My son just learned how to tie his shoes.
Now, I know a lot of kids learn to tie their shoes sooner. I personally know a few preschoolers who can.
But, truthfully, it hasn’t been on my radar…what with all the Velcro these days. Plus, just like riding a bike, I figured he’d learn to do it sooner or later.
But he’s a size 4 now. They don’t really sell tennis shoes with velcro straps in that size. And Keens don’t really work all year round.
So we got him some shoes with laces. But each time he’d try to tie them, he’d throw a monumental fit.
I can’t blame him. Shoe tying is complicated.
First you have to be able to loosen your laces enough to get your foot in the shoe. That in itself is complicated because you’ve got to start at the bottom and work your way up to the top — totally counterintuitive! If you start at the top and work down, you’re screwed.
Then you have to make a bunny ear (but make sure to choke up on the strings) and wrap the other lace around it. But the most complicated part of all is figuring out how to find that stupid hole to push the non-bunny eared lace through, tight enough, mind you, so that the whole thing stays together.
If you can do this, do not take it for granted. You are a rockstar. If you are in preschool and you can do this, you are officially my hero.
Anthony (that’s my son) understandably would rather just put on his Keens. He doesn’t want to go through the frustration of trying to tie his shoes every time he wants to go outside to play.
But his Keens are stinky. And I figure he should know how to tie his shoes for third grade.
So we have been working on it each morning.
And each morning he throws a monumental fit. While I try not to throw a monumental fit at his monumental fit.
Despite all the fit-throwing…
Every morning he gets a little closer.
He, of course, has been too frustrated to notice so I have been to pointing it out to him. I promised him, if he keeps working on it each morning – even if he fails – he’ll eventually learn to tie his shoes.

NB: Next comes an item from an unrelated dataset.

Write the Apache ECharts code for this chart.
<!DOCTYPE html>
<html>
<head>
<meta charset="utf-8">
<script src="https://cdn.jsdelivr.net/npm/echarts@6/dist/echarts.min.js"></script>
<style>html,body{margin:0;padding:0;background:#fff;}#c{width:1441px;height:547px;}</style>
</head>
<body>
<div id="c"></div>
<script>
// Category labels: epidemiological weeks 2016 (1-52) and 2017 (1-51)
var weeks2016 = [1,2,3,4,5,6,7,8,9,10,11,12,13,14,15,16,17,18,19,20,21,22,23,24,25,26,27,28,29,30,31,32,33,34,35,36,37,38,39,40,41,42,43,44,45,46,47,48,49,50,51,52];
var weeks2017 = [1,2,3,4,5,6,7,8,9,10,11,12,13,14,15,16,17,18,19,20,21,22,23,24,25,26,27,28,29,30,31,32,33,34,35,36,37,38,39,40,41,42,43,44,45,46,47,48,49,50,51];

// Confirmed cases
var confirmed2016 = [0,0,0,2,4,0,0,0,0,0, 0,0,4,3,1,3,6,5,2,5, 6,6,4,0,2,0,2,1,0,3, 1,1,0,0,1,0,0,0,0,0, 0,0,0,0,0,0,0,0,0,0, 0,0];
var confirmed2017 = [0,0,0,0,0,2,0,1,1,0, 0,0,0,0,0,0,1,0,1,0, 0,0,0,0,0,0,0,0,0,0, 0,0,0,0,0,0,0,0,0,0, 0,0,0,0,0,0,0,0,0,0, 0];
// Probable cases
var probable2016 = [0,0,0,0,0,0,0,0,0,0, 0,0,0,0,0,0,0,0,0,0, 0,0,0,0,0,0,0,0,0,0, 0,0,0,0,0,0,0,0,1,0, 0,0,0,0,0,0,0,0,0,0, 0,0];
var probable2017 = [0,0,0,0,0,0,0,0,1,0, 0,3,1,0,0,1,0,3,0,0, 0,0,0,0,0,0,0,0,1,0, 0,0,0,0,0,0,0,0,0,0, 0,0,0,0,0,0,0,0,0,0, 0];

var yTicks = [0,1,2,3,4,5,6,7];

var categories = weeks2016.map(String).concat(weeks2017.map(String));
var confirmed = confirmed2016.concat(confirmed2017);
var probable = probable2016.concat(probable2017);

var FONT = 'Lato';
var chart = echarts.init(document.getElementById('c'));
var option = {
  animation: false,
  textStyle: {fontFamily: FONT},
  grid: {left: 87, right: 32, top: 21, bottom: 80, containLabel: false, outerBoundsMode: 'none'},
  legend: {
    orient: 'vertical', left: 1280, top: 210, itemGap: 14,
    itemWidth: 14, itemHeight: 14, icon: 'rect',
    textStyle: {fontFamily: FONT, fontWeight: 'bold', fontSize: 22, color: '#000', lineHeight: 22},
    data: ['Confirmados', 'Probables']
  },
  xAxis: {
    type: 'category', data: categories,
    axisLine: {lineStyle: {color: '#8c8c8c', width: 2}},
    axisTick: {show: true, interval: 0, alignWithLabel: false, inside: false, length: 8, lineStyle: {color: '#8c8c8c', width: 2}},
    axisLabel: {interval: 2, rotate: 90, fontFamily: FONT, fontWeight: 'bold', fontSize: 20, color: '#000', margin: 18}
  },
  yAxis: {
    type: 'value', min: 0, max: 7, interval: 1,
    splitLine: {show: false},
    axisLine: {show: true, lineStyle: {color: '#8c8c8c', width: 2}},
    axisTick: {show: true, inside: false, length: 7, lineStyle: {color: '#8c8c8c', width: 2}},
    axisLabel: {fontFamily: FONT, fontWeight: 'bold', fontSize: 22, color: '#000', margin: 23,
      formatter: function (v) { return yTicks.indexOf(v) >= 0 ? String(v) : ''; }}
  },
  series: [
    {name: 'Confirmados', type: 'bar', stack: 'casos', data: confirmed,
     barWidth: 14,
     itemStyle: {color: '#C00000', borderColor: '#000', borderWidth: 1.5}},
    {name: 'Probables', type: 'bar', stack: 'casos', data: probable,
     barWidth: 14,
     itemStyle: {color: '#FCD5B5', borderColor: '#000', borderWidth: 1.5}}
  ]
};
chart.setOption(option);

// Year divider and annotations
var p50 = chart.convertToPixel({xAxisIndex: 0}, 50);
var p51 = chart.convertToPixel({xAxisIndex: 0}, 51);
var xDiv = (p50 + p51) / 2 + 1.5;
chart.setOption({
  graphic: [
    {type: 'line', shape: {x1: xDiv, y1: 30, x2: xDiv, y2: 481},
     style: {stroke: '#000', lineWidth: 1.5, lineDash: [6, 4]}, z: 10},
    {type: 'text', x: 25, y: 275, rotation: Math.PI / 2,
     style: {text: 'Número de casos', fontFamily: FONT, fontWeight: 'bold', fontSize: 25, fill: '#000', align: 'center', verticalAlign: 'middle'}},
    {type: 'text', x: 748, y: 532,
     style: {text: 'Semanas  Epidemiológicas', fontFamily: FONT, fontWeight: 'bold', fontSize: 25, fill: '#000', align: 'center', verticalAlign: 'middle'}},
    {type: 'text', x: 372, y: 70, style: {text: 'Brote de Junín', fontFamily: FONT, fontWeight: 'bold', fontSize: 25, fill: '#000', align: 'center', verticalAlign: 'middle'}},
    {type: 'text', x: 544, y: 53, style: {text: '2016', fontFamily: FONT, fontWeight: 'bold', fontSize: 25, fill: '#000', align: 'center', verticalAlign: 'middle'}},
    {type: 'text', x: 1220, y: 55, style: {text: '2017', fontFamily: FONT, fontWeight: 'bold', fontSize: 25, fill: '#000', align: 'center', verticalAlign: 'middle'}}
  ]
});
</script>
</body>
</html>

And sure enough, it finally happened.
Earlier this week he successfully tied them (without help from me!).
It has opened up a whole new range of footwear options.
Ever since, he’s been carrying around his Nike’s. He’ll sit down on the couch to untie, then tie them. Oh the look of pride on this face.
“Mom, look how fast I can do it now! I even learned to tie them in my own way. It’s different from how you taught me!
There have been times in my own life when I’ve opted for “Keens” instead of learning how to “tie my shoes.”
In business, for example, I got pretty good at writing blog posts (like this one). They’re short and to the point.
But I’ve always wanted to write a book. But that is a whole different kind of writing. There’s character development. Plot. Actual grammar. And each time I tried, it felt complicated. Overwhelming. Sort of like shoe tying.
So I kept doing the easy thing instead.
Now that I’ve finally gotten started on the book project, it’s like I want to carry it around with me all the time. I just had to give myself the space to try it, show up every day and let myself get through the hard part.
How about you?
Where in your life are you settling on “Keens” instead of learning how to tie your shoes?
I’ll tell you the same thing I told my son… the same thing I tell myself:
You can learn how to do it. Whatever “it” is for you.
But you have to show up. Every day. Okay, a lot of days. Even – especially – when it’s hard. It will start out feeling complicated and overwhelming. Expect that.
You’ll want to do the easy, familiar thing instead.
But, come on, we all know that doing the easy, familiar thing instead is giving up.
Don’t give up. Get help! But keep showing up until the complicated, overwhelming feelings starts to go away.
Let yourself fail every day until you get there. Know that the failures are progress.
Then, one day, you’ll stop feeling mostly frustrated and you’ll start to feel something else:
You’ll start to believe.
And then you won’t want to put the thing down.
That’s when you know you are on your way.